Era un hombre que hablaba en castellano, aunque su lengua parecía fabricada con retazos de otras tierras. Escribía como quien teme que las palabras revelen lo que oculta. Y ocultar… era lo suyo. A lo largo de su vida, levantó un muro de silencios. Nunca explicó quiénes fueron sus padres, ni dónde aprendió a navegar con tal precisión, ni de qué fuentes bebía su certeza de que al oeste había algo más que un abismo.
Los cronistas de su tiempo lo llamaban visionario, otros, loco. Pero nadie entendía de dónde venía esa obsesión suya por encontrar un camino hacia el otro lado del mundo. ¿Cómo podía estar tan seguro de lo que nadie había visto jamás? Algunos decían que había tenido acceso a mapas secretos, otros que guardaba en la memoria la confesión de un navegante moribundo. Se habló de un tal Alonso Sánchez, un piloto que habría llegado a tierras desconocidas y que, antes de morir, le reveló a Colón la ruta. Pero no hay pruebas. Solo el eco de una historia repetida por quienes necesitaban explicar lo inexplicable.
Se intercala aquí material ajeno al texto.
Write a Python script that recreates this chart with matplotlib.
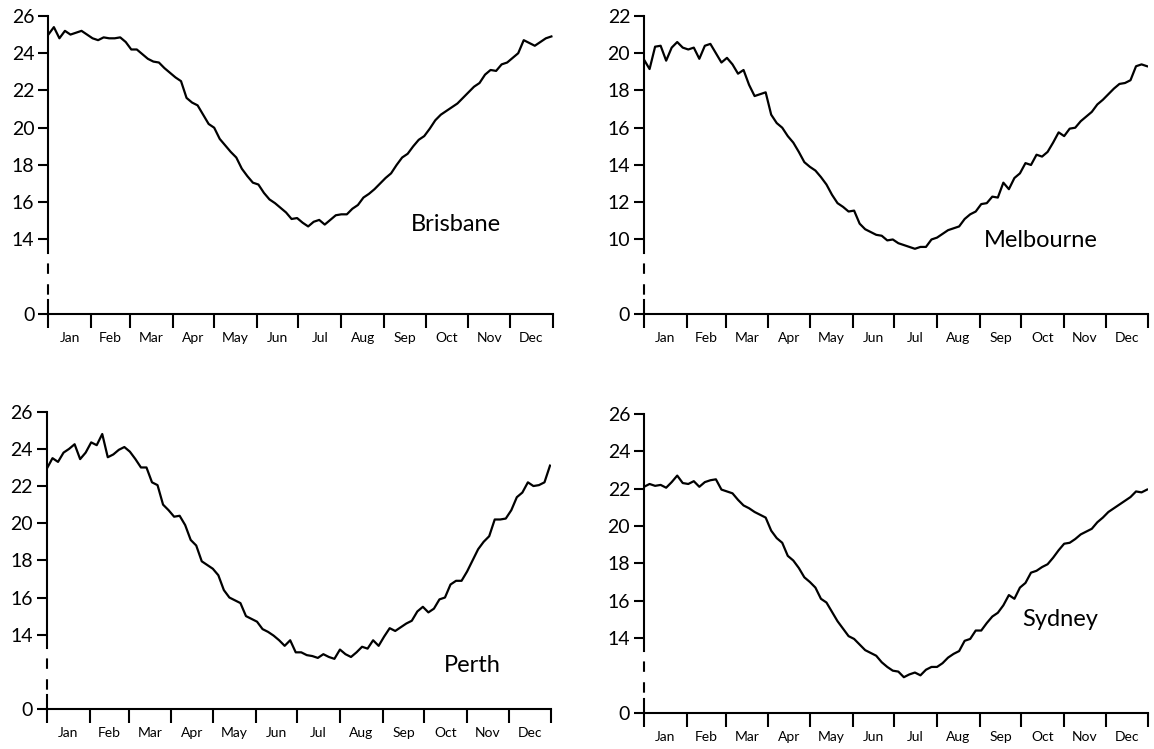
import numpy as np
import matplotlib.pyplot as plt

plt.rcParams['font.family'] = ['Lato', 'DejaVu Sans']

# mean daily temperature, sampled every 4 days (day 0 = 1 Jan)
days = np.arange(0, 365, 4)

brisbane = [25.0, 25.4, 24.8, 25.2, 25.0, 25.1, 25.2, 25.0, 24.8, 24.7,
            24.85, 24.8, 24.8, 24.85, 24.6, 24.2, 24.2, 23.95, 23.7, 23.55,
            23.5, 23.2, 22.95, 22.7, 22.5, 21.6, 21.35, 21.2, 20.7, 20.2,
            20.0, 19.4, 19.05, 18.7, 18.4, 17.8, 17.4, 17.05, 16.95, 16.5,
            16.15, 15.95, 15.7, 15.45, 15.1, 15.15, 14.9, 14.7, 14.95, 15.05,
            14.8, 15.05, 15.3, 15.35, 15.35, 15.65, 15.85, 16.25, 16.45, 16.7,
            17.0, 17.3, 17.55, 18.0, 18.4, 18.6, 19.0, 19.35, 19.55, 19.95,
            20.4, 20.7, 20.9, 21.1, 21.3, 21.6, 21.9, 22.2, 22.4, 22.85,
            23.1, 23.05, 23.4, 23.5, 23.75, 24.0, 24.7, 24.55, 24.4, 24.6,
            24.8, 24.9]

melbourne = [19.65, 19.15, 20.35, 20.4, 19.6, 20.3, 20.6, 20.3, 20.2, 20.3,
             19.7, 20.4, 20.5, 20.0, 19.5, 19.75, 19.4, 18.9, 19.1, 18.3,
             17.7, 17.8, 17.9, 16.7, 16.25, 16.0, 15.55, 15.2, 14.7, 14.15,
             13.9, 13.7, 13.35, 12.95, 12.4, 11.95, 11.75, 11.5, 11.55, 10.85,
             10.55, 10.4, 10.25, 10.2, 9.95, 10.0, 9.8, 9.7, 9.6, 9.5,
             9.6, 9.6, 10.0, 10.1, 10.3, 10.5, 10.6, 10.7, 11.1, 11.35,
             11.5, 11.9, 11.95, 12.3, 12.25, 13.05, 12.7, 13.3, 13.55, 14.1,
             14.0, 14.55, 14.45, 14.7, 15.2, 15.75, 15.55, 15.95, 16.0, 16.35,
             16.6, 16.85, 17.25, 17.5, 17.8, 18.1, 18.35, 18.4, 18.55, 19.3,
             19.4, 19.3]

perth = [22.95, 23.5, 23.3, 23.8, 24.0, 24.25, 23.45, 23.8, 24.35, 24.2,
         24.8, 23.55, 23.7, 23.95, 24.1, 23.85, 23.45, 23.0, 23.0, 22.2,
         22.05, 21.0, 20.7, 20.35, 20.4, 19.9, 19.1, 18.8, 17.95, 17.75,
         17.55, 17.2, 16.4, 16.0, 15.85, 15.7, 15.0, 14.85, 14.7, 14.3,
         14.15, 13.95, 13.7, 13.4, 13.7, 13.05, 13.05, 12.9, 12.85, 12.75,
         12.95, 12.8, 12.7, 13.2, 12.95, 12.8, 13.05, 13.35, 13.25, 13.7,
         13.4, 13.9, 14.35, 14.2, 14.4, 14.6, 14.75, 15.25, 15.5, 15.2,
         15.4, 15.9, 16.0, 16.7, 16.9, 16.9, 17.4, 18.0, 18.6, 19.0,
         19.3, 20.2, 20.2, 20.25, 20.7, 21.4, 21.65, 22.2, 22.0, 22.05,
         22.2, 23.1]

sydney = [22.1, 22.25, 22.15, 22.2, 22.05, 22.35, 22.7, 22.3, 22.25, 22.4,
          22.1, 22.35, 22.45, 22.5, 21.95, 21.85, 21.75, 21.4, 21.1, 20.95,
          20.75, 20.6, 20.45, 19.75, 19.35, 19.1, 18.4, 18.15, 17.75, 17.25,
          17.0, 16.7, 16.1, 15.9, 15.4, 14.9, 14.5, 14.1, 13.95, 13.65,
          13.35, 13.2, 13.05, 12.7, 12.45, 12.25, 12.2, 11.9, 12.05, 12.15,
          12.0, 12.3, 12.45, 12.45, 12.65, 12.95, 13.15, 13.3, 13.85, 13.95,
          14.4, 14.4, 14.8, 15.15, 15.35, 15.75, 16.3, 16.1, 16.7, 16.95,
          17.5, 17.6, 17.8, 17.95, 18.3, 18.7, 19.05, 19.1, 19.3, 19.55,
          19.7, 19.85, 20.2, 20.45, 20.75, 20.95, 21.15, 21.35, 21.55, 21.85,
          21.8, 21.95]

cities = ['Brisbane', 'Melbourne', 'Perth', 'Sydney']
series = [brisbane, melbourne, perth, sydney]
lowest_tick = [14, 10, 14, 14]
label_xy = [(262, 14.45), (246, 9.57), (287, 11.97), (274, 14.63)]

months = ['Jan', 'Feb', 'Mar', 'Apr', 'May', 'Jun',
          'Jul', 'Aug', 'Sep', 'Oct', 'Nov', 'Dec']
month_edges = np.array([0, 31, 59, 90, 120, 151, 181, 212, 243, 273, 304, 334, 365])
month_mids = (month_edges[:-1] + month_edges[1:]) / 2

fig = plt.figure(figsize=(11.54, 7.49), dpi=100)
rects = [[0.0419, 0.5808, 0.4371, 0.3979],
         [0.5581, 0.5808, 0.4371, 0.3979],
         [0.0407, 0.0534, 0.4371, 0.3969],
         [0.5581, 0.0485, 0.4371, 0.3988]]

for rect, city, vals, low, (tx, ty) in zip(rects, cities, series, lowest_tick, label_xy):
    ax = fig.add_axes(rect)
    ax.plot(days, vals, color='black', lw=1.6)

    top = low + 12
    bot = low - 4
    ax.set_xlim(0, 365)
    ax.set_ylim(bot, top)

    for s in ['top', 'right', 'left']:
        ax.spines[s].set_visible(False)
    ax.spines['bottom'].set_linewidth(1.5)

    # broken y axis: solid, dashed gap, short solid stub at zero
    trans = ax.get_yaxis_transform()
    ax.plot([0, 0], [low - 0.7, top], color='black', lw=1.5, transform=trans, clip_on=False)
    ax.plot([0, 0], [low - 0.7, bot + 0.75], color='black', lw=1.5, ls=(5, (5, 5)),
            transform=trans, clip_on=False)
    ax.plot([0, 0], [bot, bot + 0.75], color='black', lw=1.5, transform=trans, clip_on=False)

    ax.set_xticks(month_edges)
    ax.set_xticklabels([])
    ax.set_xticks(month_mids, minor=True)
    ax.set_xticklabels(months, minor=True)
    ax.tick_params(axis='x', which='major', length=10, width=1.5)
    ax.tick_params(axis='x', which='minor', length=0, pad=13, labelsize=10)

    yt = [bot] + list(range(low, top + 1, 2))
    ax.set_yticks(yt)
    ax.set_yticklabels(['0'] + [str(v) for v in yt[1:]])
    ax.tick_params(axis='y', length=7, width=1.5, labelsize=14, pad=3)

    ax.text(tx, ty, city, fontsize=17, ha='left', va='baseline')

fig.savefig('out.png', dpi=100)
Cuando el proyecto fue rechazado una y otra vez, Colón caminó por los caminos del reino con la mirada vacía. Lo habían llamado soñador, mentiroso, impostor. Pero entonces, como en un giro de destino que sólo ocurre en las historias condenadas a la eternidad, un mensajero real lo alcanzó. Los monarcas habían cambiado de parecer. Isabel y Fernando le ofrecían el apoyo que hasta entonces le habían negado. Dicen que él no pronunció palabra. Que sólo bajó la cabeza y apretó el pergamino del contrato como quien sujeta el pacto de su propia redención.
El resto es historia. O eso creemos. Porque detrás de cada línea que se enseña en los libros hay otra versión, oculta, enterrada. Algunos aseguran que Colón no buscaba un nuevo continente, sino algo mucho más antiguo. Algo de lo que solo se hablaba en susurros entre los eruditos y los monjes más oscuros: el vestigio de una civilización anterior al diluvio, un conocimiento perdido que podía reescribir la creación misma.
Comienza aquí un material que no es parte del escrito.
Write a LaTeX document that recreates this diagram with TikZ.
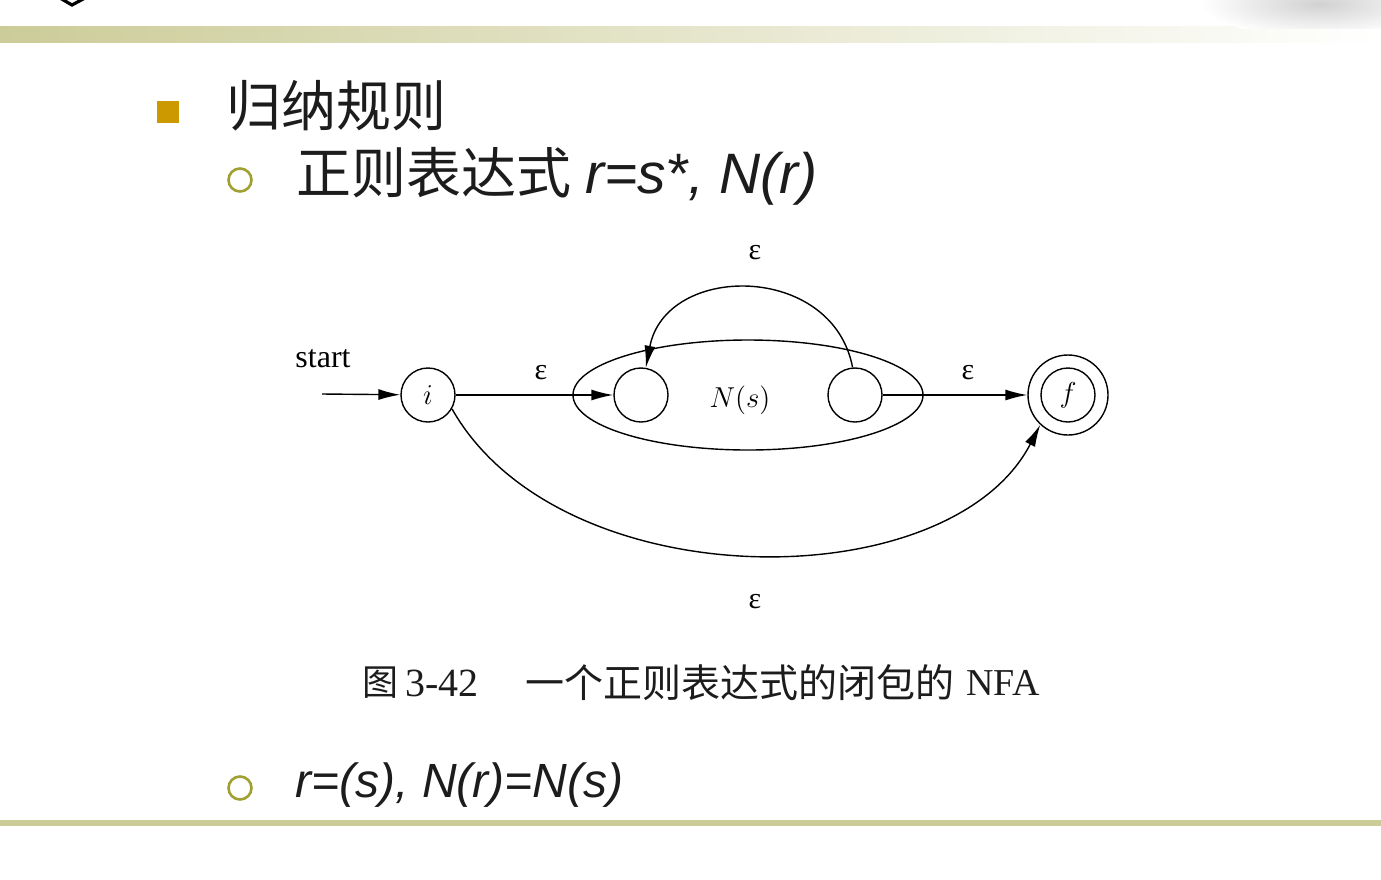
\documentclass[tikz,border=0pt]{standalone}
\usepackage{fontspec}
\setmainfont{Liberation Serif}
\newfontfamily\cjk{Noto Sans CJK SC}
\newfontfamily\arialf{Liberation Sans}
\usetikzlibrary{arrows.meta,shapes.geometric}
\definecolor{olv}{RGB}{204,204,153}
\definecolor{goldb}{RGB}{204,153,0}
\definecolor{bul}{RGB}{160,160,50}
\definecolor{ink}{RGB}{28,28,28}
\tikzset{
  st/.style={circle, draw, line width=0.7pt, minimum size=27pt, inner sep=0pt, font=\fontsize{14}{16}\selectfont},
  arr/.style={line width=0.7pt, -{Latex[length=11pt,width=5.5pt]}},
  lbl/.style={font=\fontsize{15}{17}\selectfont, inner sep=0pt},
  bulc/.style={circle, draw=bul, line width=1.3pt, minimum size=11.5pt, inner sep=0pt},
}
\begin{document}
\begin{tikzpicture}[x=0.5pt,y=-0.5pt]
\useasboundingbox (0,0) rectangle (1381,879);
% top decorations
\shade[left color=olv, right color=white] (0,26) rectangle (1381,42);
\begin{scope}
\clip (1150,0) rectangle (1381,28);
\shade[inner color=black!18, outer color=white] (1320,4) ellipse [x radius=120, y radius=32];
\end{scope}
\draw[line width=1.6pt] (60,-2) -- (72,5) -- (85,-2);
% bottom line
\fill[olv] (0,820) rectangle (1381,826);
% bullets and text
\fill[goldb] (157,101) rectangle (179,123);
\node[anchor=west, inner sep=0pt, text=ink, font=\cjk\fontsize{27.5}{30}\selectfont] (t1) at (226,106) {归纳规则};
\node[bulc] (b1) at (240,180) {};
\node[anchor=west, inner sep=0pt, text=ink, font=\fontsize{27.5}{30}\selectfont] (t2) at (296,176) {{\cjk 正则表达式} {\arialf\itshape\fontsize{28.5}{30}\selectfont r=s*, N(r)}};
\node[bulc] (b2) at (240,788) {};
\node[anchor=west, inner sep=0pt, text=ink, font=\arialf\itshape\fontsize{24}{28}\selectfont] (t3) at (295,785) {r=(s), N(r)=N(s)};
% diagram
\node[draw, ellipse, line width=0.7pt, minimum width=175pt, minimum height=55pt, inner sep=0pt] (Ns) at (748,395) {};
\node[inner sep=0pt, font=\fontsize{14}{16}\selectfont] (Nlab) at (740,400) {$N(s)$};
\node[st] (i) at (428,395) {$i$};
\node[st] (L) at (641,395) {};
\node[st] (R) at (855,395) {};
\node[circle, draw, line width=0.7pt, minimum size=40pt, inner sep=0pt] (f) at (1068,395) {};
\node[st] (fi) at (1068,395) {$f$};
\coordinate (s0) at (322,394);
\node[inner sep=0pt, font=\fontsize{16}{18}\selectfont] (start) at (323,359) {start};
\draw[arr] (s0) -- (i);
\draw[arr] (i) -- (L);
\draw[arr] (R) -- (f);
\draw[arr] (R.95) .. controls +(-20,-105) and +(20,-105) .. (L.80);
\draw[arr] (i.-30) .. controls (560,600) and (950,600) .. (f.-133);
\node[lbl] (e1) at (541,373) {ε};
\node[lbl] (e2) at (968,373) {ε};
\node[lbl] (e3) at (755,253) {ε};
\node[lbl] (e4) at (755,602) {ε};
% caption
\node[anchor=west, inner sep=0pt, text=ink, font=\cjk\fontsize{18}{20}\selectfont] (c1) at (362,683) {图};
\node[anchor=west, inner sep=0pt, text=ink, font=\fontsize{20}{22}\selectfont] (c2) at (405,683) {3-42};
\node[anchor=west, inner sep=0pt, text=ink, font=\cjk\fontsize{19.5}{21}\selectfont] (c3) at (525,683) {一个正则表达式的闭包的};
\node[anchor=west, inner sep=0pt, text=ink, font=\fontsize{19}{21}\selectfont] (c4) at (966,683) {NFA};
\end{tikzpicture}
\end{document}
Cuando llegó al otro lado, Colón no encontró las riquezas que imaginaba, pero vio cosas que jamás describió por completo. En su diario hay fragmentos arrancados, frases tachadas, símbolos que nadie ha podido descifrar. Su hijo Hernando, que heredó sus escritos, intentó reconstruir su historia. Pero cada intento se convertía en un laberinto. Él mismo admitió que su padre había muerto sin revelar su verdadero origen. Que se llevó el secreto a la tumba.
Los retratos que se conservan tampoco ayudan. En algunos aparece un hombre de mirada firme y ojos claros; en otros, un rostro cansado, envejecido por algo más que los años. Ninguno coincide. Como si fueran máscaras que cambian con el tiempo. Quizás ni siquiera sabemos cómo era. Quizás Colón fue muchos hombres a la vez.
Hay documentos que hablan de un navegante que desapareció de Portugal sin dejar rastro, de un espía, de un cartógrafo condenado por herejía. Todo podría encajar. Pero nada lo prueba. Es como si alguien hubiera borrado cuidadosamente cada huella antes de que la historia comenzara.
Y aún así, hay algo más perturbador. En su testamento, Colón deja instrucciones extrañas, referencias a linajes que no existen, a deudas que nadie pudo rastrear. Nombra a sus hijos Diego y Hernando, les reparte una fortuna considerable, pero entre sus palabras hay una frase que hiela la sangre: “No digáis jamás de dónde venimos”.
¿Qué quiso decir? ¿A quién temía? Algunos creen que su silencio era una forma de protección. Otros, que fue la última pieza de un plan que empezó mucho antes de su nacimiento.
El misterio de Colón no está en su viaje, sino en su pasado. En ese vacío deliberado donde se mezcla la historia y el mito. Nadie sabe de qué puerto partió realmente. Nadie sabe si su nombre era suyo o prestado. Tal vez ni siquiera era un hombre del tiempo que le tocó vivir.
Quizás fue un emisario de un conocimiento antiguo, uno que cruzó el océano no para descubrir, sino para recordar. Porque hay algo profundamente inquietante en su historia: parece que Colón no descubrió un nuevo mundo, sino que lo reencontró. Como si supiera exactamente dónde buscar. Como si ya hubiera estado allí, mucho antes de que el mundo creyera que existía.
Y así, cinco siglos después, seguimos preguntándonos quién fue realmente. Un navegante. Un mentiroso. Un elegido. O simplemente un hombre que decidió borrar su pasado para que solo quedara su obra. Tal vez eso sea lo más aterrador de todo: que la mayor hazaña de la historia haya sido planeada por alguien cuyo verdadero nombre jamás conoceremos.